February 18, 2016 by David K. Sutton
Why Apple Is Right To Deny FBI’s Request To ‘Hack’ iPhone
When the FBI asked Apple to assist in hacking an iPhone on national security grounds, Apple refused. When a federal magistrate ordered Apple to work with the FBI to hack an iPhone, Apple again refused (well, not yet officially). Apple should challenge the court order, because they are on the correct side of civil liberties and privacy.
When Apple rolled out iOS 8 in 2014, the new mobile operating system included upgraded encryption that would make it impossible for the company to unencrypt a device. This means Apple cannot grant the government access to encrypted data on iOS devices, even if compelled by court order. It simply isn’t possible. There is no master key. There is no workaround. There is no backdoor.
In the aftermath of the San Bernardino mass shooting, where a husband and wife, Syed Rizwan Farook and Tashfeen Malik, killed 14 and wounded 22, the FBI has asked Apple to create a new version of its mobile operating system, allowing the FBI to unlock Farook’s iPhone 5C via brute force. The FBI wants Apple to disable the security feature that wipe’s an iPhone’s contents after 10 unsuccessful password attempts, and they also want Apple to allow password attempts electronically instead of requiring the password to be entered physically via the iPhone’s screen. This would allow the FBI to use millions of combinations via high-speed computer. When Apple rebuffed the FBI, the bureau took the issue to court, and the court sided with the FBI, ordering Apple to hack their own security.
In response to this unprecedented court order, Apple released a statement to their customers stating in-part, “The government is asking Apple to hack our own users and undermine decades of security advancements that protect our customers — including tens of millions of American citizens — from sophisticated hackers and cybercriminals.” Adding, “The same engineers who built strong encryption into the iPhone to protect our users would, ironically, be ordered to weaken those protections and make our users less safe.”
Some legislators, all too eager to trot out typical national security tropes, are saying Apple is trying to protect a terrorist. “Apple chose to protect a dead ISIS terrorist’s privacy over the security of the American people,” said Senator Tom Cotton (R). This is an incredibly weak statement, but unfortunately it is what we have come to expect in a nation gripped with fear.
Far too often those who complain most about big government are the first to demand that same big government infringe privacy in the name of national security.
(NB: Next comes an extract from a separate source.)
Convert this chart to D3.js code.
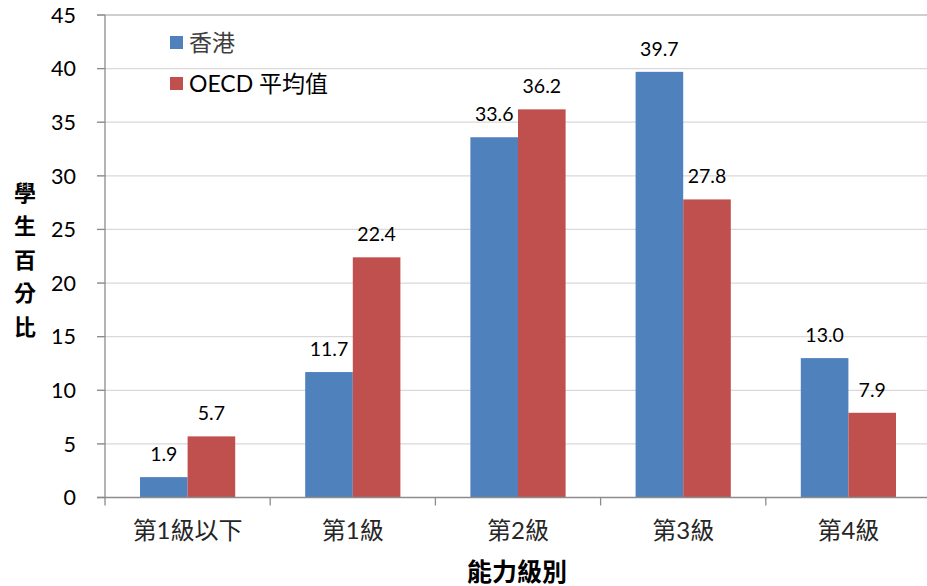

It seems “keeping us safe” trumps the constitution, and that is exactly what is playing out here. Does anyone really believe this is a good bargain?
This isn’t about protecting the privacy of a dead terrorist. It’s about the privacy of millions of people. There’s a big difference between cracking a physical safe and a digital backdoor to get around encryption. Because once that digital backdoor exists, it doesn’t matter if it was only pushed to this one phone, it exists in the world, and puts at risk the encryption on all phones. How do we know this backdoor won’t fall into the hands of the terrorists?
It doesn’t matter if you have nothing to hide, because that isn’t the point. This is a terrible defense to make while handing over your privacy and civil liberties. Nonetheless, it is a common refrain. I’m not saying I don’t understand this tendency, but the problem is that it justifies erasing and re-drawing the line on privacy. How often can we continue to do this?
Even if we agree with the intentions of the FBI, it still doesn’t make it right. Apple should not be compelled to compromise the security and privacy of millions of innocent people. We should evaluate security and privacy issues by making a well-reasoned judgement that will stand the test of time. We should not allow ourselves to be prone to rash decisions out of the fear of the moment. I absolutely expect law enforcement to try as hard as they can to get as much information as they can, through whatever avenues they believe they can navigate. But, it is the job of the rest of us to keep law enforcement in check, not just go along for the ride at every turn.